Podcasts have really grown over the last several years, evolving from a simple radio show to the virtual immortality of the internet.

“It’s crazy the way podcasts have exploded,” Ray said. “You can find a topic on any and everything when it comes to podcasts. In the old days it was called ‘talk radio.’ Talk radio is the No. 1 radio format. But podcasts are really just talk radio on-demand. You can get information on any and everything in a podcast. 

“Our podcast, Reflections from WT, talks about WT, connections between WT and local communities and the future of education.”
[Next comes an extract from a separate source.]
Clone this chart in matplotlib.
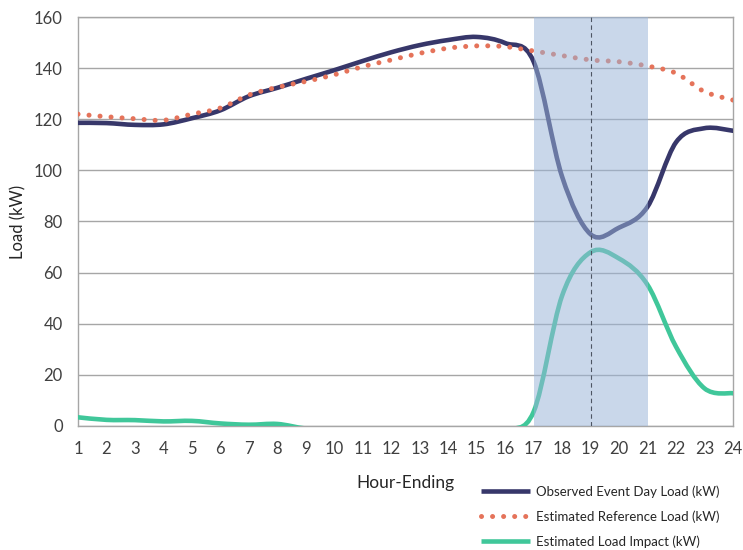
import numpy as np
import matplotlib
matplotlib.use("Agg")
import matplotlib.pyplot as plt
from matplotlib.path import Path
from matplotlib.patches import PathPatch, Rectangle
from matplotlib.lines import Line2D

plt.rcParams['font.family'] = ['Lato', 'DejaVu Sans']

hours = list(range(1, 25))
observed_load = [118.6, 118.5, 117.8, 118.0, 120.4, 123.5, 129.0, 132.3, 135.8, 139.2,
                 142.8, 146.2, 149.0, 151.0, 152.2, 149.8, 142.5, 97.5, 75.0, 77.6,
                 85.8, 111.0, 116.5, 115.5]
reference_load = [122.0, 121.0, 120.2, 119.6, 122.0, 124.4, 129.5, 132.5, 134.8, 137.4,
                  140.6, 143.2, 145.8, 147.8, 148.7, 148.4, 146.7, 144.9, 143.2, 142.5,
                  140.8, 138.0, 130.8, 127.5]
load_impact = [3.4, 2.4, 2.3, 1.8, 2.0, 1.0, 0.5, 0.8, -1.0, -1.5,
               -2.5, -3.0, -3.0, -3.5, -3.5, -1.5, 5.6, 51.0, 68.0, 65.5,
               55.2, 31.0, 14.7, 12.8]
tick_labels = [str(h) for h in hours]
event_window = (17, 21)
event_peak_hour = 19

series_names = ["Observed Event Day Load (kW)",
                "Estimated Reference Load (kW)",
                "Estimated Load Impact (kW)"]
navy = "#37376a"
coral = "#e5735a"
green = "#40c79a"
text_color = "#404040"


def smooth_path(xs, ys, tension=1.0 / 6.0):
    """Cubic Bezier path through the points, spreadsheet-style smoothing."""
    pts = np.column_stack([xs, ys]).astype(float)
    n = len(pts)
    verts = [pts[0]]
    codes = [Path.MOVETO]
    for i in range(n - 1):
        p_prev = pts[i - 1] if i > 0 else pts[i]
        p0 = pts[i]
        p1 = pts[i + 1]
        p_next = pts[i + 2] if i + 2 < n else pts[i + 1]
        c1 = p0 + (p1 - p_prev) * tension
        c2 = p1 - (p_next - p0) * tension
        verts += [c1, c2, p1]
        codes += [Path.CURVE4] * 3
    return Path(verts, codes)


fig = plt.figure(figsize=(7.43, 5.5), dpi=100)
ax = fig.add_axes([78 / 743, 1 - 426 / 550, (733 - 78) / 743, (426 - 17) / 550])

ax.set_xlim(1, 24)
ax.set_ylim(0, 160)
ax.set_xticks(hours)
ax.set_xticklabels(tick_labels)
ax.set_yticks(range(0, 161, 20))
ax.tick_params(length=0, labelsize=12, colors=text_color)
ax.tick_params(axis='x', pad=11)
ax.tick_params(axis='y', pad=11)
ax.grid(axis='y', color="#a6a6a6", linewidth=1.0)
ax.set_axisbelow(True)
for sp in ax.spines.values():
    sp.set_color("#a6a6a6")
    sp.set_linewidth(1.0)

lw = 3.3
ax.add_patch(PathPatch(smooth_path(hours, observed_load), fill=False,
                       edgecolor=navy, linewidth=lw, capstyle='round',
                       joinstyle='round', zorder=3))
ax.add_patch(PathPatch(smooth_path(hours, reference_load), fill=False,
                       edgecolor=coral, linewidth=3.6, capstyle='round',
                       linestyle=(0, (0.01, 2.2)), zorder=3))
ax.add_patch(PathPatch(smooth_path(hours, load_impact), fill=False,
                       edgecolor=green, linewidth=lw, capstyle='round',
                       joinstyle='round', zorder=3))

# event window shading laid over the curves
ax.add_patch(Rectangle((event_window[0], 0), event_window[1] - event_window[0], 160,
                       facecolor="#99b4d8", alpha=0.52, edgecolor='none', zorder=4))
ax.axvline(event_peak_hour, color="#4d5563", linewidth=0.8,
           linestyle=(0, (4, 3)), zorder=5)

ax.set_ylabel("Load (kW)", fontsize=12, color="#262626", labelpad=5)
ax.set_xlabel("Hour-Ending", fontsize=12.5, color="#262626", labelpad=13)

handles = [
    Line2D([], [], color=navy, linewidth=lw, solid_capstyle='butt'),
    Line2D([], [], color=coral, linewidth=3.6, linestyle=(0, (0.01, 2.2)),
           dash_capstyle='round'),
    Line2D([], [], color=green, linewidth=lw, solid_capstyle='butt'),
]
fig.legend(handles, series_names, loc='upper left',
           bbox_to_anchor=(481 / 743, 1 - 485 / 550), frameon=False,
           fontsize=9.5, handlelength=3.7, handletextpad=0.5,
           labelspacing=0.95, borderpad=0, borderaxespad=0,
           labelcolor="#262626")

fig.savefig("out.png", dpi=100)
Dr. Wendler has had a strong passion for the rural communities since coming to WT, and a lot of that has to do with the values rural students have.

“I want to let people know that we do appreciate (rural students),” Dr. Wendler said. “These Panhandle kids help make WT a better university. They bring the values and ethics from these smaller communities. That does exist in larger cities, but it really is part of what is distinctive about this region. I want those kids to come to WT.”

Ray’s picture can be found just above where the podcast was broadcast from in the PHS Rotunda, and Ray said it’s always good to come back home.

“It’s always special to come back home to Pampa,” Ray said. “Pampa is my roots and where I grew up. I wouldn’t be the man that I am today without the roots of Pampa, Texas. It’s always humbling for me. 

“I’ll never forget when I got the call to be inducted in the PHS Hall of Fame. I was floored and humbled just to be honored like that.”

Ray added this is the first time they’ve taken the podcast on-location and may take it on the road in the future.